Corporate Scapegoats
01 Dec 2009

CORPORATE GREED is everywhere these days, from the excesses of Enron to the bonus culture of the collapsing banking industry. It has become an easy and obvious target on which to hang the responsibility of all society's ills and global ecological disaster.

Of course, just because it is an easy target does not mean it isn't a legitimate target. Corporate greed is most definitely a problem — a very very big problem.

But there is an even bigger problem: personal greed.

Corporations, like governments, are made out of people — ordinary people like you and me — but in extraordinary positions of power and responsibility. And people change when they are put in those sorts of positions.

You can afford to be moralistic when you have much money or power. After all, being integrous is a wonderful compensation for the ego when it can't be rich and powerful. And I am sure you have witnessed how that integrity can quickly evaporate when circumstances change. Even political parties out of power tend to me far more moralistic than parties in power.

We live in a capitalistic society where we believe that healthy competition between individuals and corporations is necessary to bring out the best. We are encouraged to think of self ahead of society; to think of our families ahead of our communities; and to think of our nation ahead of the human race and global ecology. Our society has become a lose affiliation of individuals, individuals indoctrinated from birth to fight for for limited resources, resources which in turn will define our societal worth.

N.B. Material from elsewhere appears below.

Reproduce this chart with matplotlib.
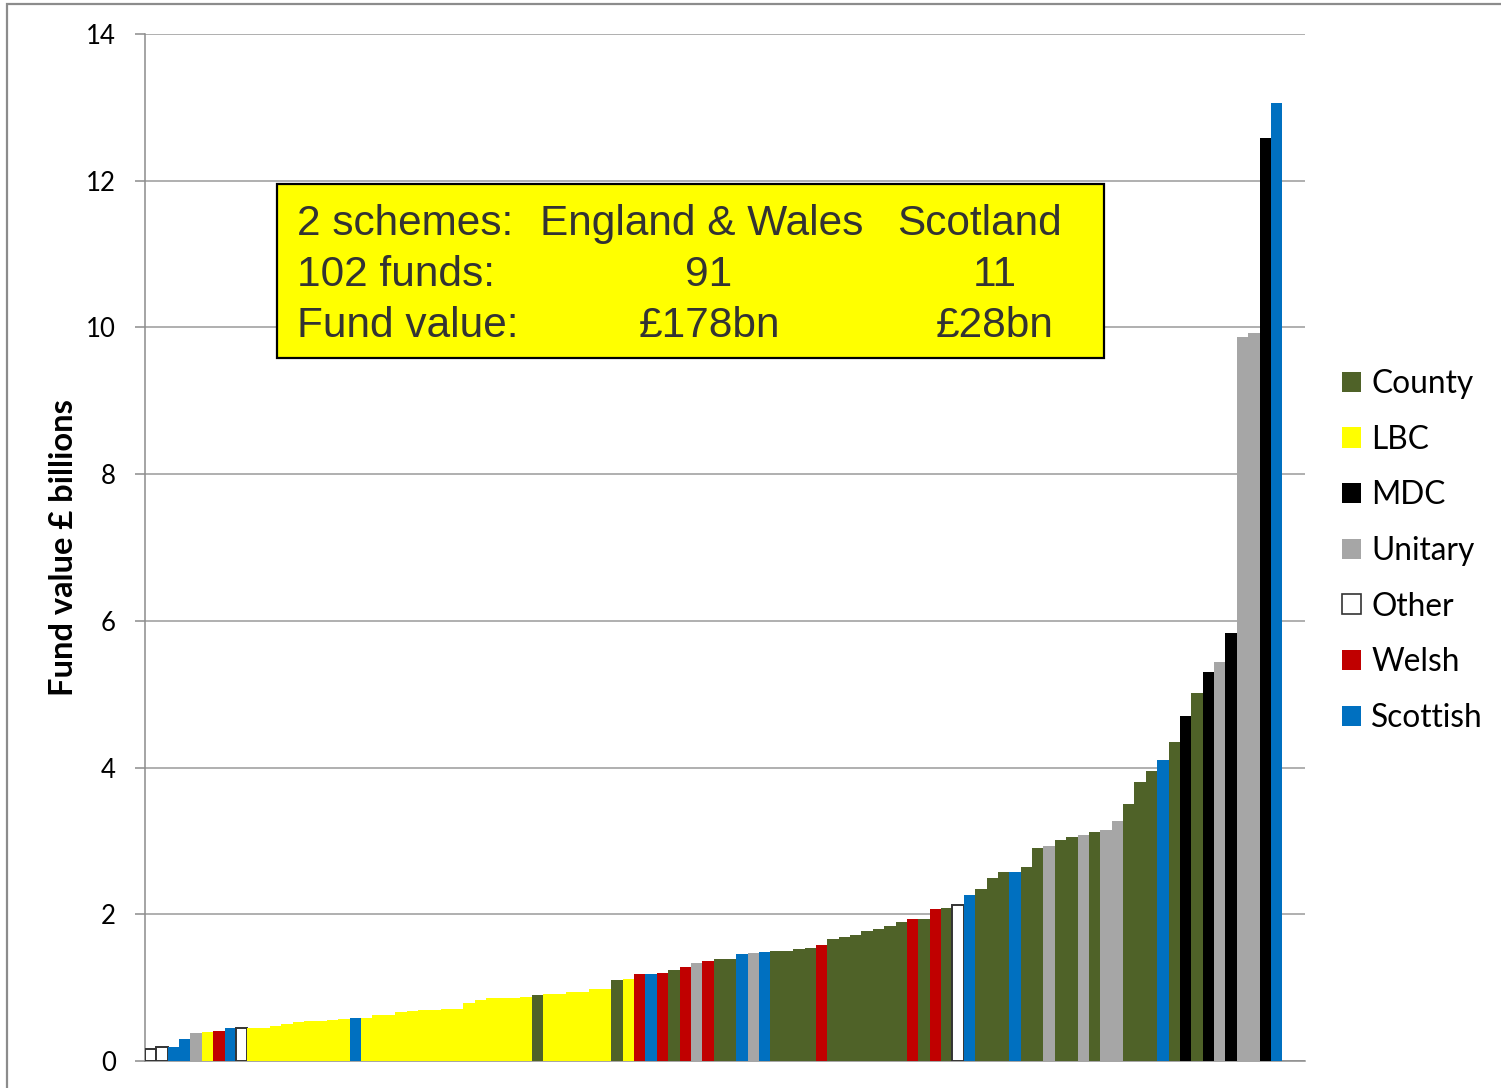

And we wonder why corporations seem to be so greedy! That greed we see is only a projection of the festering greed and insecurities in our own hearts. The only way to stop corporate greed is to stop personal greed, and the only way to do that is to change our educational programs so that children no longer view the world in terms of competition.

How do we set up a society that is not founded on competition and still have it be productive? Is it possible? And what do we actually mean by "productive" and do we really want/need "productive" society? Can we change our collective paradigm of "individuality" which is a necessary prerequisite for competition?